*What is being asked*
Leave out the pictures and repeat the data exactly.

*Information supplied*
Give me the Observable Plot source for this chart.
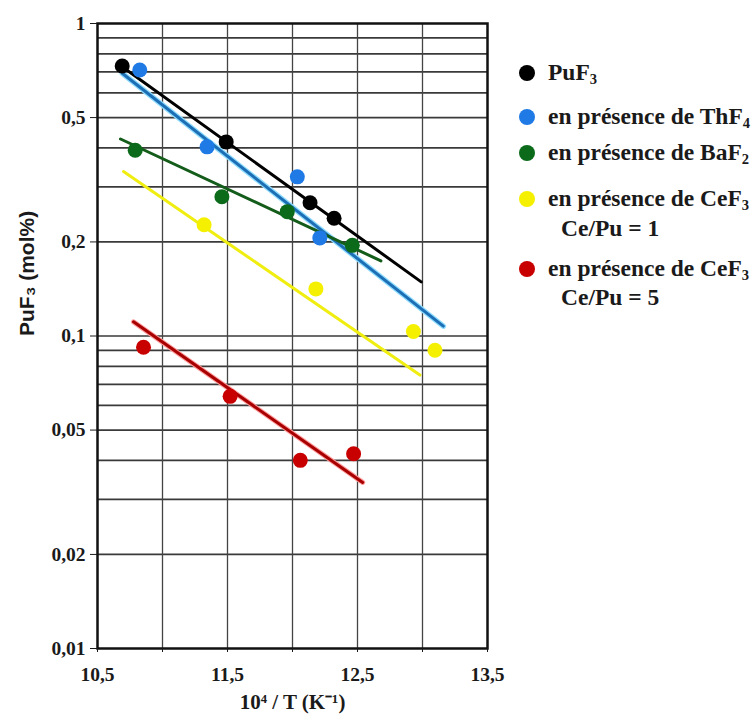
<!DOCTYPE html>
<html>
<head>
<meta charset="utf-8">
<script src="https://cdn.jsdelivr.net/npm/d3@7"></script>
<script src="https://cdn.jsdelivr.net/npm/@observablehq/plot@0.6"></script>
<style>
  body { margin: 0; background: #fff; }
  #wrap { position: relative; width: 754px; height: 718px; }
  .leg { position: absolute; left: 0; top: 0; font-family: "Liberation Serif", "Times New Roman", serif; font-weight: bold; font-size: 23.5px; color: #1a1a1a; }
  .item { position: absolute; left: 519px; display: flex; align-items: center; white-space: nowrap; line-height: 1; }
  .sw { width: 16px; height: 16px; border-radius: 50%; margin-right: 13px; flex: none; }
  .cont { position: absolute; left: 561px; white-space: nowrap; line-height: 1; }
  sub { font-size: 0.62em; vertical-align: -0.25em; line-height: 0; }
</style>
</head>
<body>
<div id="wrap"></div>
<script>
// ---- data ----
const seriesNames = ["PuF3", "ThF4", "BaF2", "CeF3 Ce/Pu = 1", "CeF3 Ce/Pu = 5"];
const seriesColors = ["#000000", "#1f7ae6", "#0b6b1a", "#f4f000", "#c80000"];
const lineColors = ["#000000", "#1c6fb5", "#145c1a", "#f0ee10", "#a80000"];

const pu_x = [10.69, 11.49, 12.135, 12.32];
const pu_y = [0.731, 0.418, 0.267, 0.238];
const th_x = [10.825, 11.343, 12.037, 12.21];
const th_y = [0.71, 0.403, 0.323, 0.206];
const ba_x = [10.79, 11.457, 11.96, 12.46];
const ba_y = [0.393, 0.279, 0.25, 0.195];
const ce1_x = [11.32, 12.18, 12.93, 13.096];
const ce1_y = [0.227, 0.1415, 0.1034, 0.09];
const ce5_x = [10.854, 11.52, 12.06, 12.47];
const ce5_y = [0.092, 0.0641, 0.04, 0.042];

// fitted trend lines (end points)
const puFit_x = [10.655, 12.99];   const puFit_y = [0.745, 0.149];
const thFit_x = [10.69, 13.16];    const thFit_y = [0.693, 0.1075];
const baFit_x = [10.677, 12.68];   const baFit_y = [0.427, 0.174];
const ce1Fit_x = [10.70, 12.98];   const ce1Fit_y = [0.336, 0.075];
const ce5Fit_x = [10.777, 12.54];  const ce5Fit_y = [0.111, 0.034];

const xTicksAll = [10.5, 11, 11.5, 12, 12.5, 13, 13.5];
const xTickLabels = [10.5, 11.5, 12.5, 13.5];
const xGrid = [11, 11.5, 12, 12.5, 13];
const yTickLabels = [0.01, 0.02, 0.05, 0.1, 0.2, 0.5, 1];
const yGrid = [0.02,0.03,0.04,0.05,0.06,0.07,0.08,0.09,0.1,0.2,0.3,0.4,0.5,0.6,0.7,0.8,0.9];

const xLabel = "10⁴ / T (K⁻¹)";
const yLabel = "PuF₃ (mol%)";

// ---- tables ----
const pts = [[pu_x, pu_y], [th_x, th_y], [ba_x, ba_y], [ce1_x, ce1_y], [ce5_x, ce5_y]];
const fits = [[puFit_x, puFit_y], [thFit_x, thFit_y], [baFit_x, baFit_y], [ce1Fit_x, ce1Fit_y], [ce5Fit_x, ce5Fit_y]];
const points = pts.flatMap(([xs, ys], i) => xs.map((x, j) => ({s: i, x, y: ys[j]})));
const fitRows = fits.flatMap(([xs, ys], i) => xs.map((x, j) => ({s: i, x, y: ys[j]})));

const comma = d => String(d).replace(".", ",");

const chart = Plot.plot({
  width: 754,
  height: 718,
  marginLeft: 97,
  marginRight: 267,
  marginTop: 23,
  marginBottom: 70,
  style: {fontFamily: "'Liberation Serif', 'Times New Roman', serif", fontWeight: "bold", fontSize: "19.5px", color: "#1a1a1a", background: "#fff"},
  x: {domain: [10.5, 13.5]},
  y: {type: "log", domain: [0.01, 1]},
  marks: [
    Plot.gridY(yGrid, {stroke: "#3a3a3a", strokeOpacity: 1, strokeWidth: 1.7}),
    Plot.gridX(xGrid, {stroke: "#444", strokeOpacity: 1, strokeWidth: 1.3}),
    Plot.frame({stroke: "#111", strokeWidth: 2.5}),
    Plot.axisY({ticks: yTickLabels, tickFormat: comma, tickSize: 7, tickPadding: 5, tickWidth: 2, label: null}),
    Plot.axisX({ticks: xTicksAll, tickSize: 4, tickPadding: 15, tickWidth: 2,
      tickFormat: d => xTickLabels.includes(d) ? comma(d) : "", label: null}),
    // halos under blue and red lines
    Plot.line(fitRows.filter(d => d.s === 1), {x: "x", y: "y", stroke: "#8fdcff", strokeWidth: 5.5}),
    Plot.line(fitRows.filter(d => d.s === 4), {x: "x", y: "y", stroke: "#ff9a9a", strokeWidth: 5}),
    Plot.line(fitRows, {x: "x", y: "y", z: "s", stroke: d => lineColors[d.s], strokeWidth: 3}),
    Plot.dot(points, {x: "x", y: "y", fill: d => seriesColors[d.s], r: 7.5}),
    Plot.text([yLabel], {frameAnchor: "left", rotate: -90, dx: -70, fontFamily: "'Liberation Sans', Arial, sans-serif", fontWeight: "bold", fontSize: 21, fill: "#1a1a1a"}),
    Plot.text([xLabel], {frameAnchor: "bottom", dy: 60, fontSize: 21, fill: "#1a1a1a"})
  ]
});

const wrap = document.getElementById("wrap");
wrap.appendChild(chart);

// ---- legend ----
const legendItems = [
  {c: 0, html: "PuF<sub>3</sub>", top: 73},
  {c: 1, html: "en présence de ThF<sub>4</sub>", top: 117},
  {c: 2, html: "en présence de BaF<sub>2</sub>", top: 153},
  {c: 3, html: "en présence de CeF<sub>3</sub>", top: 199, cont: "Ce/Pu = 1", ctop: 229},
  {c: 4, html: "en présence de CeF<sub>3</sub>", top: 269, cont: "Ce/Pu = 5", ctop: 298}
];
const leg = document.createElement("div");
leg.className = "leg";
for (const it of legendItems) {
  const d = document.createElement("div");
  d.className = "item";
  d.style.top = (it.top - 12) + "px";
  d.innerHTML = `<span class="sw" style="background:${seriesColors[it.c]}"></span><span>${it.html}</span>`;
  leg.appendChild(d);
  if (it.cont) {
    const c = document.createElement("div");
    c.className = "cont";
    c.style.top = (it.ctop - 12) + "px";
    c.textContent = it.cont;
    leg.appendChild(c);
  }
}
wrap.appendChild(leg);
</script>
</body>
</html>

*Exercise answer*
Give me the Observable Plot source for this chart.
<!DOCTYPE html>
<html>
<head>
<meta charset="utf-8">
<script src="https://cdn.jsdelivr.net/npm/d3@7"></script>
<script src="https://cdn.jsdelivr.net/npm/@observablehq/plot@0.6"></script>
<style>
  body { margin: 0; background: #fff; }
  #wrap { position: relative; width: 754px; height: 718px; }
  .leg { position: absolute; left: 0; top: 0; font-family: "Liberation Serif", "Times New Roman", serif; font-weight: bold; font-size: 23.5px; color: #1a1a1a; }
  .item { position: absolute; left: 519px; display: flex; align-items: center; white-space: nowrap; line-height: 1; }
  .sw { width: 16px; height: 16px; border-radius: 50%; margin-right: 13px; flex: none; }
  .cont { position: absolute; left: 561px; white-space: nowrap; line-height: 1; }
  sub { font-size: 0.62em; vertical-align: -0.25em; line-height: 0; }
</style>
</head>
<body>
<div id="wrap"></div>
<script>
// ---- data ----
const seriesNames = ["PuF3", "ThF4", "BaF2", "CeF3 Ce/Pu = 1", "CeF3 Ce/Pu = 5"];
const seriesColors = ["#000000", "#1f7ae6", "#0b6b1a", "#f4f000", "#c80000"];
const lineColors = ["#000000", "#1c6fb5", "#145c1a", "#f0ee10", "#a80000"];

const pu_x = [10.69, 11.49, 12.135, 12.32];
const pu_y = [0.731, 0.418, 0.267, 0.238];
const th_x = [10.825, 11.343, 12.037, 12.21];
const th_y = [0.71, 0.403, 0.323, 0.206];
const ba_x = [10.79, 11.457, 11.96, 12.46];
const ba_y = [0.393, 0.279, 0.25, 0.195];
const ce1_x = [11.32, 12.18, 12.93, 13.096];
const ce1_y = [0.227, 0.1415, 0.1034, 0.09];
const ce5_x = [10.854, 11.52, 12.06, 12.47];
const ce5_y = [0.092, 0.0641, 0.04, 0.042];

// fitted trend lines (end points)
const puFit_x = [10.655, 12.99];   const puFit_y = [0.745, 0.149];
const thFit_x = [10.69, 13.16];    const thFit_y = [0.693, 0.1075];
const baFit_x = [10.677, 12.68];   const baFit_y = [0.427, 0.174];
const ce1Fit_x = [10.70, 12.98];   const ce1Fit_y = [0.336, 0.075];
const ce5Fit_x = [10.777, 12.54];  const ce5Fit_y = [0.111, 0.034];

const xTicksAll = [10.5, 11, 11.5, 12, 12.5, 13, 13.5];
const xTickLabels = [10.5, 11.5, 12.5, 13.5];
const xGrid = [11, 11.5, 12, 12.5, 13];
const yTickLabels = [0.01, 0.02, 0.05, 0.1, 0.2, 0.5, 1];
const yGrid = [0.02,0.03,0.04,0.05,0.06,0.07,0.08,0.09,0.1,0.2,0.3,0.4,0.5,0.6,0.7,0.8,0.9];

const xLabel = "10⁴ / T (K⁻¹)";
const yLabel = "PuF₃ (mol%)";

// ---- tables ----
const pts = [[pu_x, pu_y], [th_x, th_y], [ba_x, ba_y], [ce1_x, ce1_y], [ce5_x, ce5_y]];
const fits = [[puFit_x, puFit_y], [thFit_x, thFit_y], [baFit_x, baFit_y], [ce1Fit_x, ce1Fit_y], [ce5Fit_x, ce5Fit_y]];
const points = pts.flatMap(([xs, ys], i) => xs.map((x, j) => ({s: i, x, y: ys[j]})));
const fitRows = fits.flatMap(([xs, ys], i) => xs.map((x, j) => ({s: i, x, y: ys[j]})));

const comma = d => String(d).replace(".", ",");

const chart = Plot.plot({
  width: 754,
  height: 718,
  marginLeft: 97,
  marginRight: 267,
  marginTop: 23,
  marginBottom: 70,
  style: {fontFamily: "'Liberation Serif', 'Times New Roman', serif", fontWeight: "bold", fontSize: "19.5px", color: "#1a1a1a", background: "#fff"},
  x: {domain: [10.5, 13.5]},
  y: {type: "log", domain: [0.01, 1]},
  marks: [
    Plot.gridY(yGrid, {stroke: "#3a3a3a", strokeOpacity: 1, strokeWidth: 1.7}),
    Plot.gridX(xGrid, {stroke: "#444", strokeOpacity: 1, strokeWidth: 1.3}),
    Plot.frame({stroke: "#111", strokeWidth: 2.5}),
    Plot.axisY({ticks: yTickLabels, tickFormat: comma, tickSize: 7, tickPadding: 5, tickWidth: 2, label: null}),
    Plot.axisX({ticks: xTicksAll, tickSize: 4, tickPadding: 15, tickWidth: 2,
      tickFormat: d => xTickLabels.includes(d) ? comma(d) : "", label: null}),
    // halos under blue and red lines
    Plot.line(fitRows.filter(d => d.s === 1), {x: "x", y: "y", stroke: "#8fdcff", strokeWidth: 5.5}),
    Plot.line(fitRows.filter(d => d.s === 4), {x: "x", y: "y", stroke: "#ff9a9a", strokeWidth: 5}),
    Plot.line(fitRows, {x: "x", y: "y", z: "s", stroke: d => lineColors[d.s], strokeWidth: 3}),
    Plot.dot(points, {x: "x", y: "y", fill: d => seriesColors[d.s], r: 7.5}),
    Plot.text([yLabel], {frameAnchor: "left", rotate: -90, dx: -70, fontFamily: "'Liberation Sans', Arial, sans-serif", fontWeight: "bold", fontSize: 21, fill: "#1a1a1a"}),
    Plot.text([xLabel], {frameAnchor: "bottom", dy: 60, fontSize: 21, fill: "#1a1a1a"})
  ]
});

const wrap = document.getElementById("wrap");
wrap.appendChild(chart);

// ---- legend ----
const legendItems = [
  {c: 0, html: "PuF<sub>3</sub>", top: 73},
  {c: 1, html: "en présence de ThF<sub>4</sub>", top: 117},
  {c: 2, html: "en présence de BaF<sub>2</sub>", top: 153},
  {c: 3, html: "en présence de CeF<sub>3</sub>", top: 199, cont: "Ce/Pu = 1", ctop: 229},
  {c: 4, html: "en présence de CeF<sub>3</sub>", top: 269, cont: "Ce/Pu = 5", ctop: 298}
];
const leg = document.createElement("div");
leg.className = "leg";
for (const it of legendItems) {
  const d = document.createElement("div");
  d.className = "item";
  d.style.top = (it.top - 12) + "px";
  d.innerHTML = `<span class="sw" style="background:${seriesColors[it.c]}"></span><span>${it.html}</span>`;
  leg.appendChild(d);
  if (it.cont) {
    const c = document.createElement("div");
    c.className = "cont";
    c.style.top = (it.ctop - 12) + "px";
    c.textContent = it.cont;
    leg.appendChild(c);
  }
}
wrap.appendChild(leg);
</script>
</body>
</html>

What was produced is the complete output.